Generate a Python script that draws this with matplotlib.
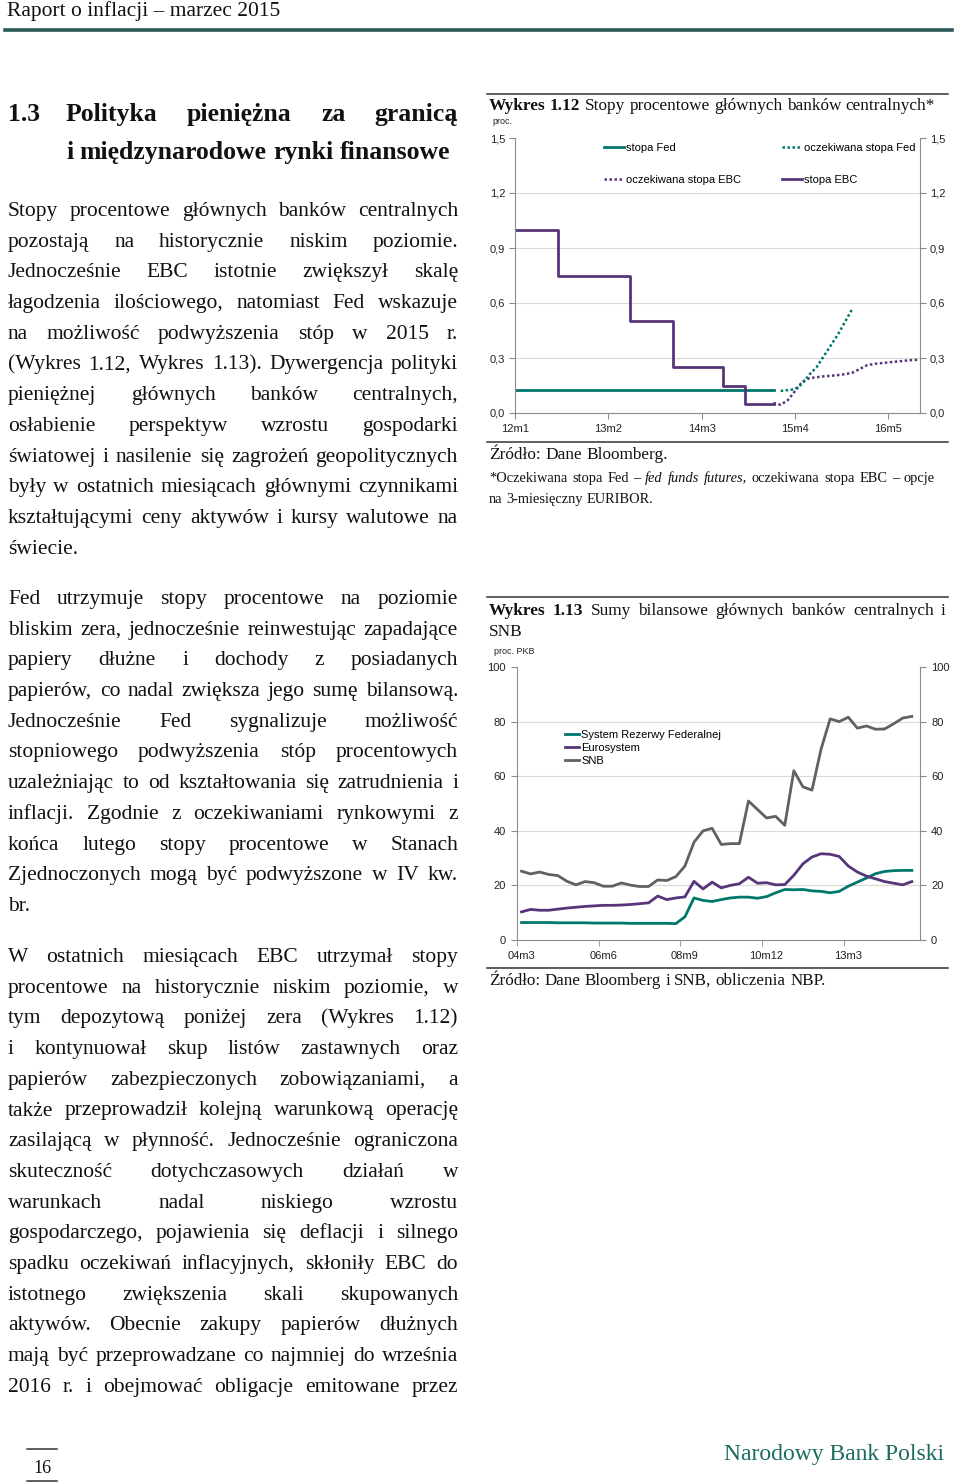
import matplotlib.pyplot as plt
from matplotlib.lines import Line2D

plt.rcParams['font.family'] = ['Liberation Serif', 'DejaVu Serif']
SANS = 'Liberation Sans'

# ---- data: Wykres 1.12 (monthly index, 0 = 12m1) ----
x_rates = [0, 1, 2, 3, 4, 5, 6, 7, 8, 9, 10, 11, 12, 13, 14, 15, 16, 17, 18,
           19, 20, 21, 22, 23, 24, 25, 26, 27, 28, 29, 30, 31, 32, 33, 34, 35, 36]
fed_rate = [0.125, 0.125, 0.125, 0.125, 0.125, 0.125, 0.125, 0.125, 0.125, 0.125,
            0.125, 0.125, 0.125, 0.125, 0.125, 0.125, 0.125, 0.125, 0.125, 0.125,
            0.125, 0.125, 0.125, 0.125, 0.125, 0.125, 0.125, 0.125, 0.125, 0.125,
            0.125, 0.125, 0.125, 0.125, 0.125, 0.125, 0.125]
ecb_rate = [1.0, 1.0, 1.0, 1.0, 1.0, 1.0, 0.75, 0.75, 0.75, 0.75, 0.75, 0.75, 0.75,
            0.75, 0.75, 0.75, 0.5, 0.5, 0.5, 0.5, 0.5, 0.5, 0.25, 0.25, 0.25, 0.25,
            0.25, 0.25, 0.25, 0.15, 0.15, 0.15, 0.05, 0.05, 0.05, 0.05, 0.05]
x_fed_exp = [37, 38, 39, 40, 41, 42, 43, 44, 45, 46, 47]
fed_exp = [0.12, 0.125, 0.13, 0.16, 0.21, 0.25, 0.31, 0.37, 0.43, 0.50, 0.57]
x_ecb_exp = [36, 37, 38, 39, 40, 41, 42, 43, 44, 45, 46, 47, 48, 49, 50, 51, 52,
             53, 54, 55, 56]
ecb_exp = [0.055, 0.045, 0.07, 0.12, 0.17, 0.19, 0.195, 0.20, 0.203, 0.207, 0.212,
           0.22, 0.24, 0.26, 0.268, 0.272, 0.276, 0.28, 0.284, 0.288, 0.29]
rate_ticks = [0, 13, 26, 39, 52]
rate_ticklabels = ['12m1', '13m2', '14m3', '15m4', '16m5']
rate_yticks = [0.0, 0.3, 0.6, 0.9, 1.2, 1.5]
rate_yticklabels = ['0,0', '0,3', '0,6', '0,9', '1,2', '1,5']

# ---- data: Wykres 1.13 (quarterly index, 0 = 04m3) ----
x_bs = list(range(44))
fed_bs = [6.4, 6.4, 6.4, 6.4, 6.3, 6.3, 6.3, 6.3, 6.2, 6.2, 6.2, 6.2, 6.1, 6.1,
          6.1, 6.1, 6.1, 6.0, 8.5, 15.4, 14.5, 14.1, 14.8, 15.4, 15.7, 15.7, 15.3,
          15.9, 17.3, 18.5, 18.4, 18.5, 18.0, 17.8, 17.3, 17.8, 19.7, 21.2, 22.7,
          24.3, 25.1, 25.4, 25.5, 25.5]
ecb_bs = [10.3, 11.2, 10.9, 10.9, 11.3, 11.7, 12.0, 12.3, 12.5, 12.7, 12.7, 12.8,
          13.0, 13.3, 13.6, 16.1, 14.8, 15.4, 15.8, 21.5, 18.7, 21.2, 19.1, 20.0,
          20.6, 23.0, 20.8, 21.0, 20.2, 20.3, 23.7, 27.9, 30.4, 31.6, 31.4, 30.6,
          27.1, 24.9, 23.4, 22.4, 21.4, 20.8, 20.2, 21.4]
snb_bs = [25.2, 24.2, 24.9, 24.0, 23.6, 21.5, 20.2, 21.4, 21.0, 19.7, 19.7, 20.9,
          20.1, 19.6, 19.6, 22.0, 21.8, 23.2, 27.1, 35.8, 40.0, 40.9, 35.0, 35.3,
          35.3, 50.9, 47.8, 44.7, 45.3, 42.0, 62.0, 56.1, 54.9, 69.9, 81.0, 80.0,
          81.6, 77.6, 78.4, 77.2, 77.3, 79.2, 81.3, 81.9]
bs_ticks = [0, 9, 18, 27, 36]
bs_ticklabels = ['04m3', '06m6', '08m9', '10m12', '13m3']
bs_yticks = [0, 20, 40, 60, 80, 100]
bs_yticklabels = ['0', '20', '40', '60', '80', '100']

TEAL = '#00776b'
PURPLE = '#563578'
GRAY = '#616161'
AXC = '#8c8c8c'
GRID = '#d9d9d9'
INK = '#111111'

W, H = 960, 1484
fig = plt.figure(figsize=(W / 100, H / 100), dpi=100)
renderer = fig.canvas.get_renderer()


def fx(x):
    return x / W


def fy(y):
    return 1 - y / H


def word_width(word, **kw):
    t = fig.text(0, 0, word, **kw)
    w = t.get_window_extent(renderer).width
    t.remove()
    return w


def as_items(words):
    return [(w, {}) if isinstance(w, str) else w for w in words]


def natural_width(words, size, **kw):
    items = as_items(words)
    space = word_width('a a', size=size, **kw) - word_width('aa', size=size, **kw)
    return (sum(word_width(w, size=size, **{**kw, **st}) for w, st in items)
            + space * (len(items) - 1))


def fit_size(words, width, **kw):
    # font size at which the words, normally spaced, take the given width
    return 10 * width / natural_width(words, 10, **kw)


def put_words(words, x0, y, x1=None, size=15.5, **kw):
    items = as_items(words)
    widths = [word_width(w, size=size, **{**kw, **st}) for w, st in items]
    if x1 is not None and len(items) > 1:
        gap = (x1 - x0 - sum(widths)) / (len(items) - 1)
    else:
        gap = word_width('a a', size=size, **kw) - word_width('aa', size=size, **kw)
    x = x0
    for (w, st), wd in zip(items, widths):
        fig.text(fx(x), fy(y), w, size=size, va='baseline', ha='left',
                 color=INK, **{**kw, **st})
        x += wd + gap


def paragraph(lines, y0, last_justified=False, x0=8, x1=458, step=30.7):
    for i, line in enumerate(lines):
        last = i == len(lines) - 1 and not last_justified
        put_words(line.split(), x0, y0 + i * step, None if last else x1)


# ---- page header / footer ----
fig.text(fx(7), fy(16), 'Raport o inflacji – marzec 2015', size=15.5, va='baseline',
         color=INK)
fig.add_artist(Line2D([fx(5), fx(952)], [fy(30), fy(30)], color='#2a5957', lw=2.6))
fig.add_artist(Line2D([fx(27), fx(57)], [fy(1449), fy(1449)], color='#333333', lw=1.1))
fig.add_artist(Line2D([fx(27), fx(57)], [fy(1481), fy(1481)], color='#333333', lw=1.1))
fig.text(fx(42), fy(1473), '16', size=13, ha='center', va='baseline', color=INK)
fig.text(fx(944), fy(1460), 'Narodowy Bank Polski', size=17, ha='right',
         va='baseline', color='#1a6b60')

# ---- heading ----
head2 = 'i międzynarodowe rynki finansowe'.split()
head_size = fit_size(head2, 452 - 66, weight='bold')
fig.text(fx(8), fy(121), '1.3', size=head_size, weight='bold', va='baseline',
         color=INK)
put_words(['Polityka', 'pieniężna', 'za', 'granicą'], 66, 121, 458, size=head_size,
          weight='bold')
put_words(head2, 66, 159, size=head_size, weight='bold')

# ---- body text ----
para1 = [
    "Stopy procentowe głównych banków centralnych",
    "pozostają na historycznie niskim poziomie.",
    "Jednocześnie EBC istotnie zwiększył skalę",
    "łagodzenia ilościowego, natomiast Fed wskazuje",
    "na możliwość podwyższenia stóp w 2015 r.",
    "(Wykres 1.12, Wykres 1.13). Dywergencja polityki",
    "pieniężnej głównych banków centralnych,",
    "osłabienie perspektyw wzrostu gospodarki",
    "światowej i nasilenie się zagrożeń geopolitycznych",
    "były w ostatnich miesiącach głównymi czynnikami",
    "kształtującymi ceny aktywów i kursy walutowe na",
    "świecie.",
]
para2 = [
    "Fed utrzymuje stopy procentowe na poziomie",
    "bliskim zera, jednocześnie reinwestując zapadające",
    "papiery dłużne i dochody z posiadanych",
    "papierów, co nadal zwiększa jego sumę bilansową.",
    "Jednocześnie Fed sygnalizuje możliwość",
    "stopniowego podwyższenia stóp procentowych",
    "uzależniając to od kształtowania się zatrudnienia i",
    "inflacji. Zgodnie z oczekiwaniami rynkowymi z",
    "końca lutego stopy procentowe w Stanach",
    "Zjednoczonych mogą być podwyższone w IV kw.",
    "br.",
]
para3 = [
    "W ostatnich miesiącach EBC utrzymał stopy",
    "procentowe na historycznie niskim poziomie, w",
    "tym depozytową poniżej zera (Wykres 1.12)",
    "i kontynuował skup listów zastawnych oraz",
    "papierów zabezpieczonych zobowiązaniami, a",
    "także przeprowadził kolejną warunkową operację",
    "zasilającą w płynność. Jednocześnie ograniczona",
    "skuteczność dotychczasowych działań w",
    "warunkach nadal niskiego wzrostu",
    "gospodarczego, pojawienia się deflacji i silnego",
    "spadku oczekiwań inflacyjnych, skłoniły EBC do",
    "istotnego zwiększenia skali skupowanych",
    "aktywów. Obecnie zakupy papierów dłużnych",
    "mają być przeprowadzane co najmniej do września",
    "2016 r. i obejmować obligacje emitowane przez",
]
paragraph(para1, 216)
paragraph(para2, 604)
paragraph(para3, 962, last_justified=True)

# ---- Wykres 1.12 ----
title1 = [('Wykres', {'weight': 'bold'}), ('1.12', {'weight': 'bold'}), 'Stopy',
          'procentowe', 'głównych', 'banków', 'centralnych*']
title_size = fit_size(title1, 935 - 489)
fig.add_artist(Line2D([fx(487), fx(948)], [fy(94), fy(94)], color='#333333', lw=1.1))
put_words(title1, 489, 110, size=title_size)
fig.text(fx(492), fy(122), 'proc.', size=6.5, family=SANS, va='center', color='#222222')

ax1 = fig.add_axes([fx(515), fy(413), (920 - 515) / W, (413 - 138) / H])
ax1.plot(x_rates, fed_rate, color=TEAL, lw=2.0, label='stopa Fed')
ax1.plot(x_ecb_exp, ecb_exp, color=PURPLE, lw=1.8, ls=(0, (1, 1)),
         label='oczekiwana stopa EBC')
ax1.plot(x_fed_exp, fed_exp, color=TEAL, lw=1.8, ls=(0, (1, 1)),
         label='oczekiwana stopa Fed')
ax1.plot(x_rates, ecb_rate, color=PURPLE, lw=2.0, drawstyle='steps-post',
         label='stopa EBC')
ax1.set_xlim(0, 56.4)
ax1.set_ylim(0, 1.5)
for v in rate_yticks[1:-1]:
    ax1.axhline(v, color=GRID, lw=0.8, zorder=0)
ax1.set_yticks(rate_yticks)
ax1.set_yticklabels(rate_yticklabels, fontfamily=SANS, fontsize=8)
ax1.set_xticks(rate_ticks)
ax1.set_xticklabels(rate_ticklabels, fontfamily=SANS, fontsize=8)
ax1.tick_params(axis='y', left=True, right=True, labelleft=True, labelright=True,
                length=4, color=AXC, pad=3, labelcolor='#222222')
ax1.tick_params(axis='x', length=4, color=AXC, pad=4, labelcolor='#222222')
ax1.spines['top'].set_visible(False)
for s in ['left', 'right', 'bottom']:
    ax1.spines[s].set_color(AXC)
    ax1.spines[s].set_linewidth(0.8)
ax1.legend(ncol=2, loc='upper left', bbox_to_anchor=(fx(604), fy(143)),
           bbox_transform=fig.transFigure, frameon=False, borderpad=0,
           borderaxespad=0, handlelength=1.8, handletextpad=0.15,
           labelspacing=2.0, columnspacing=3.7,
           prop={'family': SANS, 'size': 8})

fig.add_artist(Line2D([fx(487), fx(948)], [fy(441.5), fy(441.5)], color='#333333',
                      lw=1.1))
src1 = 'Źródło: Dane Bloomberg.'.split()
put_words(src1, 489, 459, size=fit_size(src1, 667 - 489))
note1 = ['*Oczekiwana', 'stopa', 'Fed', '–', ('fed', {'style': 'italic'}),
         ('funds', {'style': 'italic'}), ('futures,', {'style': 'italic'}),
         'oczekiwana', 'stopa', 'EBC', '–', 'opcje']
note_size = fit_size(note1, 935 - 489) * 0.97
put_words(note1, 489, 482, 935, size=note_size)
put_words('na 3-miesięczny EURIBOR.'.split(), 489, 503, size=note_size)

# ---- Wykres 1.13 ----
fig.add_artist(Line2D([fx(487), fx(948)], [fy(597), fy(597)], color='#333333', lw=1.1))
put_words([('Wykres', {'weight': 'bold'}), ('1.13', {'weight': 'bold'}), 'Sumy',
           'bilansowe', 'głównych', 'banków', 'centralnych', 'i'], 489, 615, 946,
          size=title_size)
put_words(['SNB'], 489, 636, size=title_size)
fig.text(fx(494), fy(652), 'proc. PKB', size=6.5, family=SANS, va='center',
         color='#222222')

ax2 = fig.add_axes([fx(517), fy(940), (920 - 517) / W, (940 - 667) / H])
ax2.plot(x_bs, fed_bs, color=TEAL, lw=2.0, label='System Rezerwy Federalnej')
ax2.plot(x_bs, ecb_bs, color=PURPLE, lw=2.0, label='Eurosystem')
ax2.plot(x_bs, snb_bs, color=GRAY, lw=2.0, label='SNB')
ax2.set_xlim(-0.5, 43.9)
ax2.set_ylim(0, 100)
for v in bs_yticks[1:-1]:
    ax2.axhline(v, color=GRID, lw=0.8, zorder=0)
ax2.set_yticks(bs_yticks)
ax2.set_yticklabels(bs_yticklabels, fontfamily=SANS, fontsize=8)
ax2.set_xticks(bs_ticks)
ax2.set_xticklabels(bs_ticklabels, fontfamily=SANS, fontsize=8)
ax2.set_xticks([t - 0.5 for t in bs_ticks], minor=True)
ax2.tick_params(axis='x', which='major', length=0, pad=8, labelcolor='#222222')
ax2.tick_params(axis='x', which='minor', length=4, color=AXC)
ax2.tick_params(axis='y', left=True, right=True, labelleft=True, labelright=True,
                length=4, color=AXC, pad=4, labelcolor='#222222')
ax2.spines['top'].set_visible(False)
for s in ['left', 'right', 'bottom']:
    ax2.spines[s].set_color(AXC)
    ax2.spines[s].set_linewidth(0.8)
ax2.legend(loc='upper left', bbox_to_anchor=(fx(565), fy(730)),
           bbox_transform=fig.transFigure, frameon=False, borderpad=0,
           borderaxespad=0, handlelength=1.3, handletextpad=0.15, labelspacing=0.28,
           prop={'family': SANS, 'size': 8})

fig.add_artist(Line2D([fx(487), fx(948)], [fy(968), fy(968)], color='#333333',
                      lw=1.1))
src2 = 'Źródło: Dane Bloomberg i SNB, obliczenia NBP.'.split()
put_words(src2, 489, 985, size=fit_size(src2, 826 - 489))

fig.savefig('out.png', dpi=100)
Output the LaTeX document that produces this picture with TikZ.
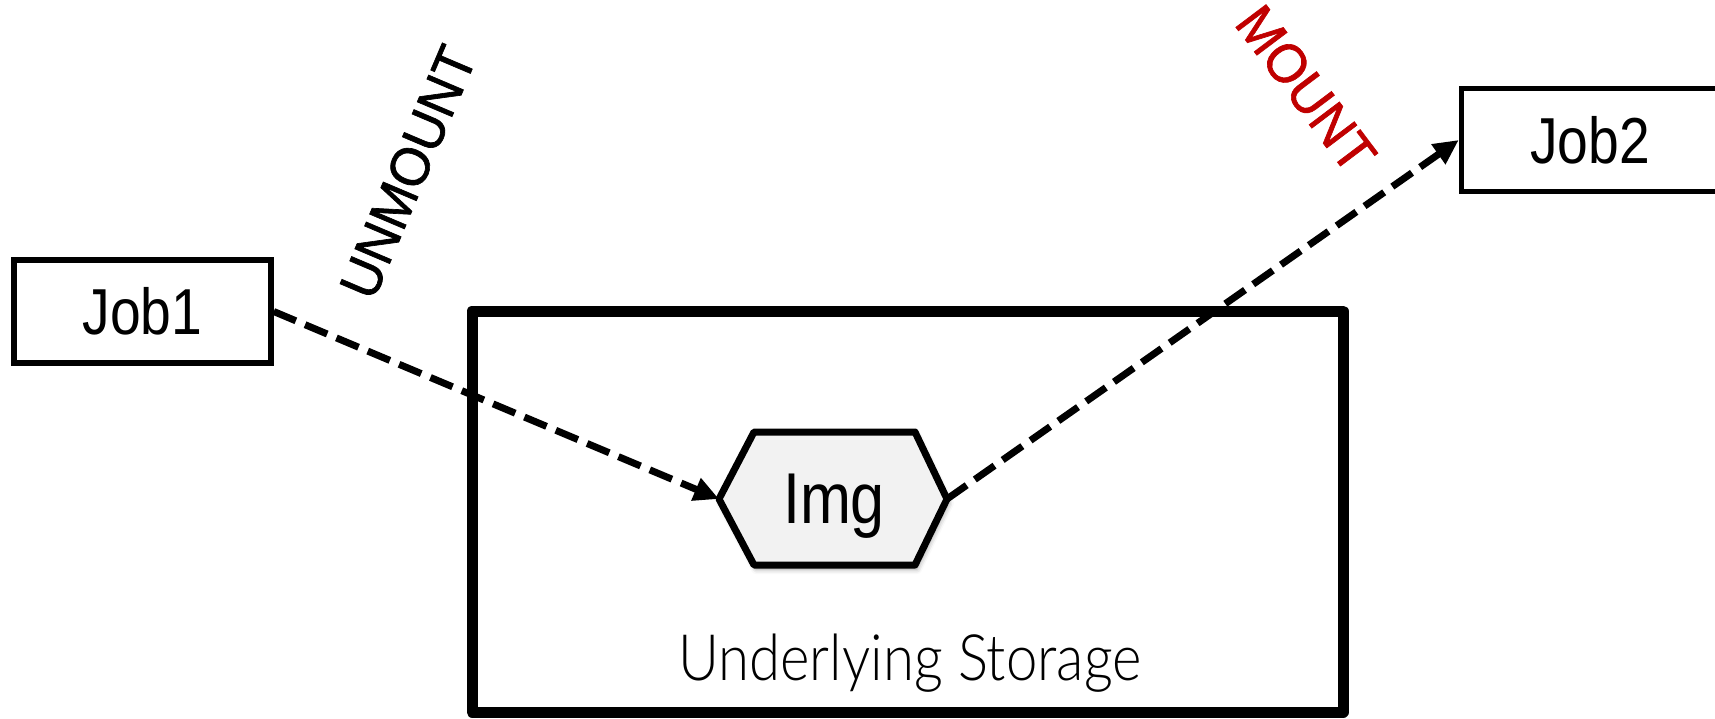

* * * * * * *

:: Directive ::
Start at the first line of the records and write out everything up to and including the line containing "SANS = 'Liberation Sans'". No pictures.

:: Exercise output ::
Generate a Python script that draws this with matplotlib.
import matplotlib.pyplot as plt
from matplotlib.lines import Line2D

plt.rcParams['font.family'] = ['Liberation Serif', 'DejaVu Serif']
SANS = 'Liberation Sans'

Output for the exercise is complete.